For those of us experienced in fundraising, we already know that there is a turnover problem in our industry. The average lifespan for a front line fundraiser is 16 months right now. But in contrast, if you've ever been exposed to an amazing fundraiser, you know it instantly. I have noticed a few differences between those who excel in our field and those who struggle. Today I want to cover one of those differences.
Many times front line fundraisers will come to us in donor relations and communications looking for "collateral" or print pieces like case statements and brochures. Often they're looking for a leave behind for a donor but I find that these communications can often be a crutch for a weaker fundraiser. While we need to tell our story of need to the donor, do we need to do it in a pre-printed format that isn't custom to the donor?

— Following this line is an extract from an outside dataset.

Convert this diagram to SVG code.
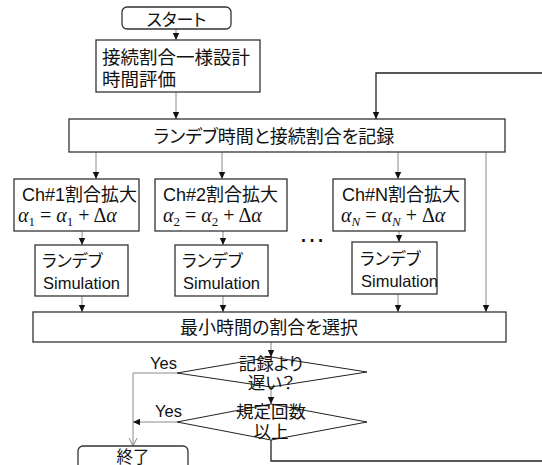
<svg xmlns="http://www.w3.org/2000/svg" width="542" height="465" viewBox="0 0 542 465">
<style>
.box{fill:#fff;stroke:#333;stroke-width:1.3}
.t{font-family:"Liberation Sans","Noto Sans CJK JP",sans-serif;fill:#111;font-feature-settings:"palt"}
.m{font-family:"Liberation Serif",serif;fill:#111}
.c{fill:none;stroke:#8a8a8a;stroke-width:1}
.loop{fill:none;stroke:#222;stroke-width:1.3}
</style>
<defs>
<marker id="ah" markerWidth="8" markerHeight="8" refX="7" refY="4" orient="auto" markerUnits="userSpaceOnUse">
<path d="M0,0.8 L7,4 L0,7.2 Z" fill="#111"/>
</marker>
<marker id="ov" markerWidth="10" markerHeight="10" refX="8" refY="5" orient="auto" markerUnits="userSpaceOnUse">
<path d="M0,1 L8,5 L0,9" fill="none" stroke="#888" stroke-width="1"/>
</marker>
</defs>
<rect width="542" height="465" fill="#fff"/>
<g id="connectors">
<path class="c" d="M176,29 V40" marker-end="url(#ah)"/>
<path class="c" d="M176,92 V119" marker-end="url(#ah)"/>
<path class="loop" d="M271,440 V461 H548 V73 H376 V119" marker-end="url(#ah)"/>
<path class="c" d="M96,152 V179" marker-end="url(#ah)"/>
<path class="c" d="M222,152 V179" marker-end="url(#ah)"/>
<path class="c" d="M398,152 V179" marker-end="url(#ah)"/>
<path class="c" d="M486,152 V312" marker-end="url(#ah)"/>
<path class="c" d="M82,231 V245" marker-end="url(#ah)"/>
<path class="c" d="M223,231 V245" marker-end="url(#ah)"/>
<path class="c" d="M399,231 V242" marker-end="url(#ah)"/>
<path class="c" d="M82,296 V312" marker-end="url(#ah)"/>
<path class="c" d="M223,296 V312" marker-end="url(#ah)"/>
<path class="c" d="M398,294 V312" marker-end="url(#ah)"/>
<path class="c" d="M271,342 V357" marker-end="url(#ah)"/>
<path class="c" d="M271,387 V404" marker-end="url(#ah)"/>
<path class="c" d="M177,373 H133 V446" marker-end="url(#ov)"/>
<path class="c" d="M177,422 H133" marker-end="url(#ah)"/>
<text class="t" x="150" y="369" font-size="16.5">Yes</text>
<text class="t" x="155" y="417" font-size="16.5">Yes</text>
</g>
<g id="start">
<rect class="box" x="122" y="7" width="109" height="22" rx="5"/>
<text class="t" x="176.5" y="26" font-size="17" text-anchor="middle">スタート</text>
</g>
<g id="uniform">
<rect class="box" x="96" y="40" width="164" height="52"/>
<text class="t" x="102" y="64" font-size="18.5">接続割合一様設計</text>
<text class="t" x="102" y="86" font-size="18.5">時間評価</text>
</g>
<g id="record">
<rect class="box" x="69" y="119" width="436" height="33"/>
<text class="t" x="274" y="143" font-size="18" text-anchor="middle">ランデブ時間と接続割合を記録</text>
</g>
<g id="ch1">
<rect class="box" x="14" y="179" width="125" height="52"/>
<text class="t" x="22" y="201" font-size="18">Ch#1割合拡大</text>
<text class="m" x="18" y="222" font-size="20"><tspan font-style="italic">α</tspan><tspan font-size="13" dy="4">1</tspan><tspan dy="-4"> = </tspan><tspan font-style="italic">α</tspan><tspan font-size="13" dy="4">1</tspan><tspan dy="-4"> + Δ</tspan><tspan font-style="italic">α</tspan></text>
</g>
<g id="ch2">
<rect class="box" x="155" y="179" width="132" height="52"/>
<text class="t" x="163" y="201" font-size="18">Ch#2割合拡大</text>
<text class="m" x="163" y="222" font-size="20"><tspan font-style="italic">α</tspan><tspan font-size="13" dy="4">2</tspan><tspan dy="-4"> = </tspan><tspan font-style="italic">α</tspan><tspan font-size="13" dy="4">2</tspan><tspan dy="-4"> + Δ</tspan><tspan font-style="italic">α</tspan></text>
</g>
<g id="chN">
<rect class="box" x="333" y="179" width="132" height="52"/>
<text class="t" x="342" y="201" font-size="18">Ch#N割合拡大</text>
<text class="m" x="341" y="222" font-size="20"><tspan font-style="italic">α</tspan><tspan font-size="13" dy="4" font-style="italic">N</tspan><tspan dy="-4"> = </tspan><tspan font-style="italic">α</tspan><tspan font-size="13" dy="4" font-style="italic">N</tspan><tspan dy="-4"> + Δ</tspan><tspan font-style="italic">α</tspan></text>
</g>
<g id="dots">
<text class="t" x="312" y="242" font-size="27" text-anchor="middle">…</text>
</g>
<g id="sim1">
<rect class="box" x="35" y="245" width="93" height="51"/>
<text class="t" x="42" y="267" font-size="17">ランデブ</text>
<text class="t" x="43" y="289" font-size="16.5">Simulation</text>
</g>
<g id="sim2">
<rect class="box" x="175" y="245" width="93" height="51"/>
<text class="t" x="182" y="267" font-size="17">ランデブ</text>
<text class="t" x="183" y="289" font-size="16.5">Simulation</text>
</g>
<g id="simN">
<rect class="box" x="352" y="242" width="85" height="52"/>
<text class="t" x="360" y="265" font-size="17">ランデブ</text>
<text class="t" x="361" y="287" font-size="16.5">Simulation</text>
</g>
<g id="select">
<rect class="box" x="33" y="312" width="473" height="30"/>
<text class="t" x="269" y="334" font-size="18" text-anchor="middle">最小時間の割合を選択</text>
</g>
<g id="dec1">
<path d="M271,357 L367,372 L271,387 L177,373 Z" fill="none" stroke="#222" stroke-width="1"/>
<text class="t" x="271" y="370" font-size="17.5" text-anchor="middle">記録より</text>
<text class="t" x="271" y="389" font-size="17.5" text-anchor="middle">遅い？</text>
</g>
<g id="dec2">
<path d="M271,404 L367,422 L271,440 L177,422 Z" fill="none" stroke="#222" stroke-width="1"/>
<text class="t" x="271" y="418" font-size="17.5" text-anchor="middle">規定回数</text>
<text class="t" x="271" y="438" font-size="17.5" text-anchor="middle">以上</text>
</g>
<g id="end">
<rect class="box" x="78" y="446" width="110" height="30" rx="5"/>
<text class="t" x="133" y="462.5" font-size="16.5" text-anchor="middle">終了</text>
</g>
</svg>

The best fundraisers don't need brochures. They make their visits all about the donors and matching their philanthropic interests with the organization's needs. they innately understand that one size doesn't fit all and that in fact, a case statement or brochure printed en masse may dissuade a donor.
What if your donor is left with the perception that if they don't fund one of the items on the list then you will move on to someone else on down the road who will?
With today's full color print on demand resources, why do we continue to produce these publications? We know our donors are unique and special to us, what if we invested the same resources into printing big sweeping collateral trying to be everything to everyone and spend that time and resource on creating modular, customizable pieces that are catered to a specific donor. In contrast, do donors want to see a big list of funding priorities that are possible? Maybe these pieces expand their horizons to funding opportunities that they were unaware of. As we all know fundraising is an art and a science. The art of fundraising, the height of the profession, is perfectly pairing a donor's passions with a funding opportunity. If we do that, and do it well, then we have made both the donor and the organization move forward in a meaningful way.
Next time you're around an amazing fundraiser, someone who truly has an amazing passion for our profession and is able to bring fundraising to almost a nirvana state, watch their behaviors, look at common characteristics, and try to understand the things we can do to help support their success. It probably doesn't come in a tri-fold version.
I would love to hear your thoughts, especially from those of you who fundraise and help those who do.